Exercise goal — Give the count of lines in the data that include the string "this", with no added remarks.

Start of Record extracts

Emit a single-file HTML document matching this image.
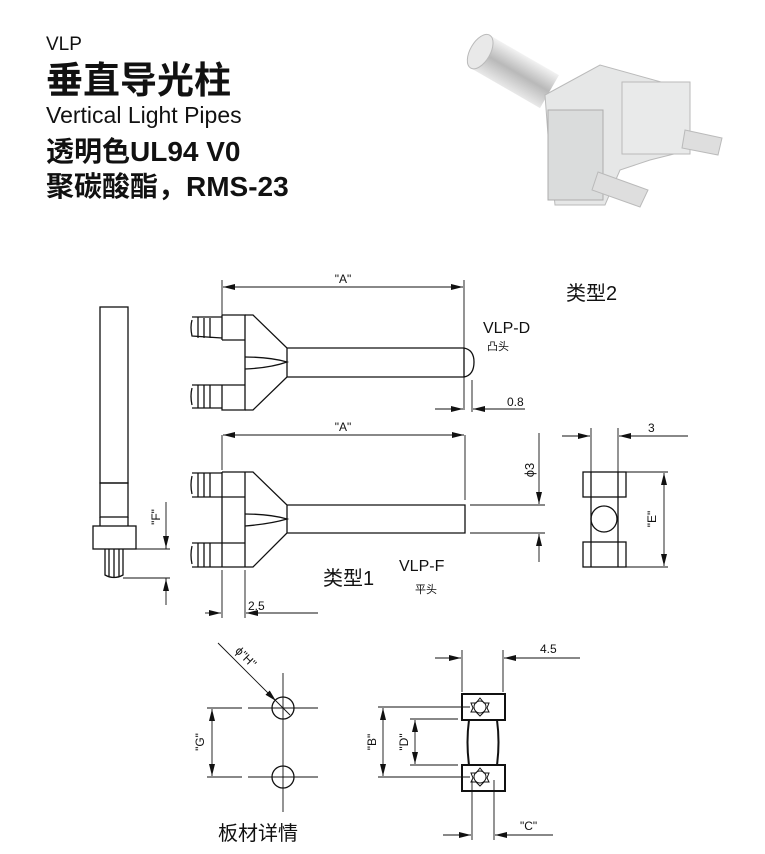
<!DOCTYPE html>
<html><head><meta charset="utf-8"><style>
body{margin:0;background:#fff;width:765px;height:854px;overflow:hidden}
svg{display:block}
text{font-family:"Liberation Sans","Noto Sans CJK SC",sans-serif;fill:#111}
</style></head><body>
<svg width="765" height="854" viewBox="0 0 765 854">
<defs>
<marker id="a" markerWidth="12" markerHeight="6" refX="12" refY="3" orient="auto" markerUnits="userSpaceOnUse"><path d="M0,0L12,3L0,6z" fill="#111"/></marker>
<linearGradient id="g" x1="0" y1="0" x2="0" y2="1"><stop offset="0" stop-color="#f0f0f0"/><stop offset=".5" stop-color="#a8a8a8"/><stop offset="1" stop-color="#e4e4e4"/></linearGradient>
</defs>
<!-- header -->
<text x="46" y="50" font-size="19">VLP</text>
<text x="46" y="93" font-size="37" font-weight="bold">垂直导光柱</text>
<text x="46" y="123" font-size="23">Vertical Light Pipes</text>
<text x="46" y="161" font-size="28" font-weight="bold">透明色UL94 V0</text>
<text x="46" y="196" font-size="28" font-weight="bold">聚碳酸酯，RMS-23</text>
<!-- photo -->
<g opacity=".8">
<g transform="rotate(30 510 70)">
<rect x="475" y="50" width="80" height="38" fill="url(#g)"/>
<ellipse cx="475" cy="69" rx="10" ry="19" fill="#e4e4e4" stroke="#aaa"/>
</g>
<path d="M545,95 L600,65 L690,90 L690,150 L650,160 L620,170 L605,205 L555,205 L548,135 Z" fill="#e0e2e2" stroke="#aaa"/>
<rect x="548" y="110" width="55" height="90" fill="#d2d4d4" stroke="#999"/>
<rect x="622" y="82" width="68" height="72" fill="#e4e6e6" stroke="#aaa"/>
<path d="M598,172 L648,190 L640,207 L592,190 Z" fill="#d6d6d6" stroke="#aaa"/>
<path d="M685,130 L722,138 L718,155 L682,148 Z" fill="#d6d6d6" stroke="#aaa"/>
</g>
<g stroke="#111" fill="none" stroke-width="1.3">
<!-- side view -->
<rect x="100" y="307" width="28" height="176"/>
<rect x="100" y="483" width="28" height="34"/>
<rect x="93" y="526" width="43" height="23"/>
<path d="M105,549 L105,575 Q114,580 123,575 L123,549 M109,549V576 M114,549V577 M119,549V576"/>
<path d="M100,517 L100,526 M128,517 L128,526"/>
</g>
<g stroke="#111" fill="none" stroke-width=".9">
<path d="M123,549H170 M123,578H170 M166,502V548" marker-end="url(#a)"/>
<path d="M166,605V579" marker-end="url(#a)"/>
<path d="M166,540V549 M166,578V590"/>
</g>
<text transform="translate(160,517) rotate(-90)" font-size="12" text-anchor="middle">"F"</text>
<!-- type 2 body -->
<g stroke="#111" fill="none" stroke-width="1.3">
<path d="M222,315 L222,340 M192,320 Q190,327 192,336 L222,338 M192,317 L222,317 M198,317V338 M204,318V338 M210,318V338 M222,315 L245,315 L245,410 L222,410 L222,385 M222,340 L245,340 M222,385 L245,385"/>
<path d="M192,385 L222,385 M192,408 L222,408 M192,388 Q190,396 192,405 M198,385V408 M204,385V408 M210,385V408"/>
<path d="M245,315 L253,315 L287,348 L287,377 L253,410 L245,410 M287,348 L464,348 L464,377 L287,377 M464,348 Q474,350 474,362 Q474,375 464,377"/>
<path d="M245,357 Q270,357 287,362 Q270,368 245,369"/>
</g>
<!-- type 1 body -->
<g stroke="#111" fill="none" stroke-width="1.3">
<path d="M192,473 L222,473 M192,497 L222,497 M192,476 Q190,485 192,494 M198,473V497 M204,473V497 M210,473V497 M222,472 L222,567 M222,497 L245,497 M222,543 L245,543"/>
<path d="M192,543 L222,543 M192,567 L222,567 M192,546 Q190,555 192,564 M198,543V567 M204,543V567 M210,543V567"/>
<path d="M222,472 L253,472 L287,505 L287,533 L253,567 L222,567 M245,472 L245,567 M287,505 L465,505 L465,533 L287,533"/>
<path d="M245,514 Q270,514 287,519 Q270,524 245,526"/>
</g>
<!-- dims -->
<g stroke="#111" fill="none" stroke-width=".9">
<path d="M222,280V330 M464,280V410 M222,435V470 M465,435V500 M472,380V412 M470,505H545 M470,533H545 M222,570V618 M245,570V618"/>
<path d="M343,287H223" marker-end="url(#a)"/><path d="M343,287H463" marker-end="url(#a)"/>
<path d="M343,435H223" marker-end="url(#a)"/><path d="M343,435H464" marker-end="url(#a)"/>
<path d="M435,409H463" marker-end="url(#a)"/><path d="M525,409H473" marker-end="url(#a)"/>
<path d="M539,433V504" marker-end="url(#a)"/><path d="M539,562V534" marker-end="url(#a)"/>
<path d="M205,613H221" marker-end="url(#a)"/><path d="M318,613H246" marker-end="url(#a)"/>
</g>
<text x="343" y="283" font-size="12" text-anchor="middle">"A"</text>
<text x="343" y="431" font-size="12" text-anchor="middle">"A"</text>
<text x="507" y="406" font-size="12">0.8</text>
<text transform="translate(534,470) rotate(-90)" font-size="13" text-anchor="middle">ϕ3</text>
<text x="248" y="610" font-size="12">2.5</text>
<text x="566" y="300" font-size="20">类型2</text>
<text x="483" y="333" font-size="16">VLP-D</text>
<text x="487" y="350" font-size="11">凸头</text>
<text x="323" y="585" font-size="20">类型1</text>
<text x="399" y="571" font-size="16">VLP-F</text>
<text x="415" y="593" font-size="11">平头</text>
<!-- end view -->
<g stroke="#111" fill="none" stroke-width="1.3">
<rect x="583" y="472" width="43" height="25"/>
<rect x="583" y="542" width="43" height="25"/>
<path d="M591,472V567 M618,472V567"/>
<circle cx="604" cy="519" r="13"/>
</g>
<g stroke="#111" fill="none" stroke-width=".9">
<path d="M591,428V472 M618,428V472 M626,472H668 M626,567H668"/>
<path d="M562,436H590" marker-end="url(#a)"/><path d="M688,436H619" marker-end="url(#a)"/>
<path d="M664,519V473" marker-end="url(#a)"/><path d="M664,519V566" marker-end="url(#a)"/>
</g>
<text x="648" y="432" font-size="12">3</text>
<text transform="translate(656,519) rotate(-90)" font-size="12" text-anchor="middle">"E"</text>
<!-- board detail -->
<g stroke="#111" fill="none" stroke-width="1.3">
<circle cx="283" cy="708" r="11"/><circle cx="283" cy="777" r="11"/>
</g>
<g stroke="#111" fill="none" stroke-width=".9">
<path d="M283,673V812 M207,708H242 M248,708H318 M207,777H242 M248,777H318"/>
<path d="M212,742V709" marker-end="url(#a)"/><path d="M212,742V776" marker-end="url(#a)"/>
<path d="M218,643L276,701" marker-end="url(#a)"/><path d="M276,701L290,715"/>
</g>
<text transform="translate(204,742) rotate(-90)" font-size="12" text-anchor="middle">"G"</text>
<text transform="translate(243,660) rotate(45)" font-size="12" text-anchor="middle">ϕ"H"</text>
<text x="218" y="840" font-size="20">板材详情</text>
<!-- bottom view -->
<g stroke="#111" fill="none" stroke-width="2">
<rect x="462" y="694" width="43" height="26"/>
<rect x="462" y="765" width="43" height="26"/>
<path d="M469,720Q466,742 469,765 M497,720Q500,742 497,765"/>
</g>
<g stroke="#111" fill="none" stroke-width="1">
<circle cx="480" cy="707" r="6"/><circle cx="480" cy="777" r="6"/>
<path d="M480,698 L484,703 L489,703 L487,708 L489,712 L484,712 L480,716 L476,712 L471,712 L473,708 L471,703 L476,703 Z"/>
<path d="M480,768 L484,773 L489,773 L487,778 L489,782 L484,782 L480,786 L476,782 L471,782 L473,778 L471,773 L476,773 Z"/>
</g>
<g stroke="#111" fill="none" stroke-width=".9">
<path d="M462,650V692 M503,650V692 M378,707H470 M378,777H470 M410,719H458 M410,765H458 M472,780V840 M494,780V840"/>
<path d="M435,658H461" marker-end="url(#a)"/><path d="M580,658H504" marker-end="url(#a)"/>
<path d="M383,742V708" marker-end="url(#a)"/><path d="M383,742V776" marker-end="url(#a)"/>
<path d="M415,742V720" marker-end="url(#a)"/><path d="M415,742V764" marker-end="url(#a)"/>
<path d="M443,835H471" marker-end="url(#a)"/><path d="M553,835H495" marker-end="url(#a)"/>
</g>
<text x="540" y="653" font-size="12">4.5</text>
<text transform="translate(376,742) rotate(-90)" font-size="12" text-anchor="middle">"B"</text>
<text transform="translate(408,742) rotate(-90)" font-size="12" text-anchor="middle">"D"</text>
<text x="520" y="830" font-size="12">"C"</text>
</svg>
</body></html>
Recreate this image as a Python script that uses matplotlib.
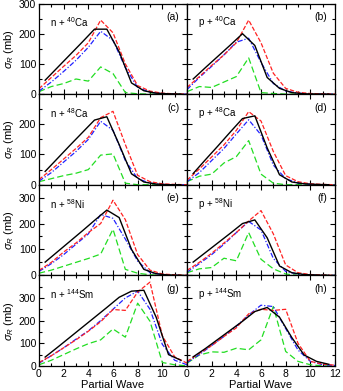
import numpy as np
import matplotlib
matplotlib.use("Agg")
import matplotlib.pyplot as plt
from matplotlib.ticker import MultipleLocator, FixedLocator

plt.rcParams['font.family'] = ['Liberation Sans', 'DejaVu Sans']
plt.rcParams['mathtext.fontset'] = 'custom'
plt.rcParams['mathtext.rm'] = 'Liberation Sans'
plt.rcParams['mathtext.it'] = 'Liberation Sans:italic'
plt.rcParams['mathtext.sf'] = 'Liberation Sans'

# partial waves
x_int = np.arange(0, 13)          # red / blue / green curves
x_half = np.arange(0.5, 12.0, 1)  # black curve

# (a) n + 40Ca
black_a = [46, 88, 130, 172, 215, 215, 140, 37, 11, 3, 1, 0]
red_a = [18, 55, 92, 128, 170, 245, 203, 100, 28, 10, 3, 1, 0]
blue_a = [10, 40, 75, 112, 155, 208, 178, 88, 22, 6, 2, 0, 0]
green_a = [8, 25, 35, 50, 43, 90, 68, 5, 1, 0, 0, 0, 0]
# (b) p + 40Ca
black_b = [50, 88, 125, 162, 200, 161, 55, 19, 5, 1, 0, 0]
red_b = [22, 58, 95, 130, 170, 245, 170, 69, 19, 6, 2, 1, 0]
blue_b = [15, 55, 92, 130, 172, 185, 105, 35, 10, 3, 1, 0, 0]
green_b = [8, 25, 22, 40, 58, 120, 5, 2, 0, 0, 0, 0, 0]
# (c) n + 48Ca
black_c = [44, 87, 130, 172, 214, 225, 133, 36, 9, 2, 0, 0]
red_c = [17, 50, 85, 120, 157, 222, 243, 133, 31, 10, 3, 1, 0]
blue_c = [12, 40, 75, 110, 150, 210, 180, 80, 20, 5, 1, 0, 0]
green_c = [10, 20, 30, 38, 50, 98, 102, 5, 0, 0, 0, 0, 0]
# (d) p + 48Ca
black_d = [37, 83, 128, 174, 219, 228, 122, 33, 9, 3, 1, 0]
red_d = [15, 52, 92, 132, 180, 242, 211, 110, 30, 10, 3, 1, 0]
blue_d = [10, 40, 80, 120, 168, 215, 165, 65, 20, 5, 1, 0, 0]
green_d = [10, 28, 35, 72, 93, 146, 35, 5, 0, 0, 0, 0, 0]
# (e) n + 58Ni
black_e = [51, 91, 131, 171, 212, 252, 223, 100, 23, 6, 1, 0]
red_e = [19, 50, 90, 125, 165, 200, 290, 215, 80, 20, 5, 2, 0]
blue_e = [15, 45, 80, 120, 160, 235, 220, 140, 55, 10, 3, 0, 0]
green_e = [8, 20, 35, 50, 65, 82, 178, 23, 8, 2, 0, 0, 0]
# (f) p + 58Ni
black_f = [51, 88, 125, 162, 200, 214, 145, 36, 10, 3, 1, 0]
red_f = [19, 50, 85, 125, 165, 210, 250, 160, 40, 10, 3, 1, 0]
blue_f = [12, 45, 80, 120, 165, 208, 175, 65, 15, 4, 1, 0, 0]
green_f = [10, 25, 30, 66, 56, 165, 62, 25, 5, 0, 0, 0, 0]
# (g) n + 144Sm
black_g = [39, 82, 126, 170, 214, 258, 303, 330, 334, 215, 50, 25]
red_g = [15, 45, 80, 115, 153, 195, 249, 245, 326, 370, 133, 40, 12]
blue_g = [12, 45, 80, 118, 155, 200, 250, 300, 330, 250, 95, 25, 5]
green_g = [5, 25, 50, 75, 98, 115, 163, 127, 277, 197, 15, 5, 0]
# (h) p + 144Sm
black_h = [40, 77, 117, 157, 197, 240, 258, 215, 125, 48, 20, 7]
red_h = [20, 55, 90, 130, 168, 230, 250, 245, 250, 100, 20, 8, 3]
blue_h = [15, 50, 90, 130, 175, 225, 268, 262, 165, 70, 20, 5, 2]
green_h = [12, 48, 62, 60, 78, 71, 115, 262, 64, 20, 5, 0, 0]

panels = [
    ("n + $^{40}$Ca", "(a)", black_a, red_a, blue_a, green_a),
    ("p + $^{40}$Ca", "(b)", black_b, red_b, blue_b, green_b),
    ("n + $^{48}$Ca", "(c)", black_c, red_c, blue_c, green_c),
    ("p + $^{48}$Ca", "(d)", black_d, red_d, blue_d, green_d),
    ("n + $^{58}$Ni", "(e)", black_e, red_e, blue_e, green_e),
    ("p + $^{58}$Ni", "(f)", black_f, red_f, blue_f, green_f),
    ("n + $^{144}$Sm", "(g)", black_g, red_g, blue_g, green_g),
    ("p + $^{144}$Sm", "(h)", black_h, red_h, blue_h, green_h),
]
y_tops = [300, 300, 350, 400]

W, H = 343, 391
fig = plt.figure(figsize=(W / 100, H / 100), dpi=100)

left0, col_w = 39, 148
top0, row_h = 3.5, 90.6

for i, (name, tag, bk, rd, bl, gr) in enumerate(panels):
    row, col = divmod(i, 2)
    x0 = left0 + col * col_w
    y0 = top0 + row * row_h
    ax = fig.add_axes([x0 / W, 1 - (y0 + row_h) / H, col_w / W, row_h / H])

    ax.plot(x_int, gr, color='#22dd22', lw=0.9, dashes=(5, 2.5))
    ax.plot(x_int, bl, color='#2222ff', lw=0.9, dashes=(4, 1.5, 1, 1.5))
    ax.plot(x_int, rd, color='#ff2222', lw=0.9, dashes=(3.5, 1.5))
    ax.plot(x_half, bk, color='black', lw=1.0)

    ax.set_xlim(0, 12)
    ax.set_ylim(0, y_tops[row])

    ax.xaxis.set_major_locator(MultipleLocator(2))
    ax.xaxis.set_minor_locator(MultipleLocator(1))
    ax.yaxis.set_major_locator(FixedLocator([0, 100, 200, 300, 400]))
    ax.yaxis.set_minor_locator(MultipleLocator(50))
    ax.tick_params(which='both', direction='in', top=True, right=True,
                   labelsize=7.5, pad=2, width=0.8)
    ax.tick_params(which='major', length=3.5)
    ax.tick_params(which='minor', length=2)
    for s in ax.spines.values():
        s.set_linewidth(0.9)

    if col == 0:
        ax.set_ylabel(r"$\sigma_R$ (mb)", fontsize=8, labelpad=2)
        if row == 1:
            ax.set_yticks([0, 100, 200])
            ax.yaxis.set_major_locator(FixedLocator([0, 100, 200, 300]))
            ax.set_yticklabels(['0', '100', '200', ''])
        elif row == 3:
            ax.set_yticklabels(['0', '100', '200', '300', ''])
    else:
        ax.tick_params(labelleft=False)

    if row == 3:
        ax.set_xlabel("Partial Wave", fontsize=8, labelpad=1)
        if col == 0:
            ax.set_xticks([0, 2, 4, 6, 8, 10, 12])
            ax.set_xticklabels(['0', '2', '4', '6', '8', '10', ''])
    else:
        ax.tick_params(labelbottom=False)

    ax.text(0.075, 0.79, name, transform=ax.transAxes, fontsize=7,
            ha='left', va='center')
    ax.text(0.95, 0.85, tag, transform=ax.transAxes, fontsize=7.5,
            ha='right', va='center')

fig.savefig("out.png", dpi=100)
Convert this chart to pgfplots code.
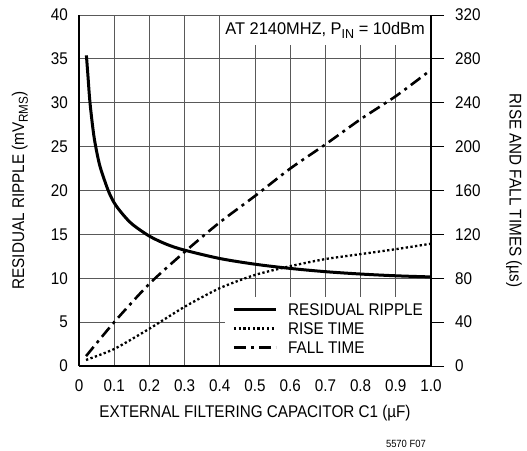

End of Record extracts

Final result — 3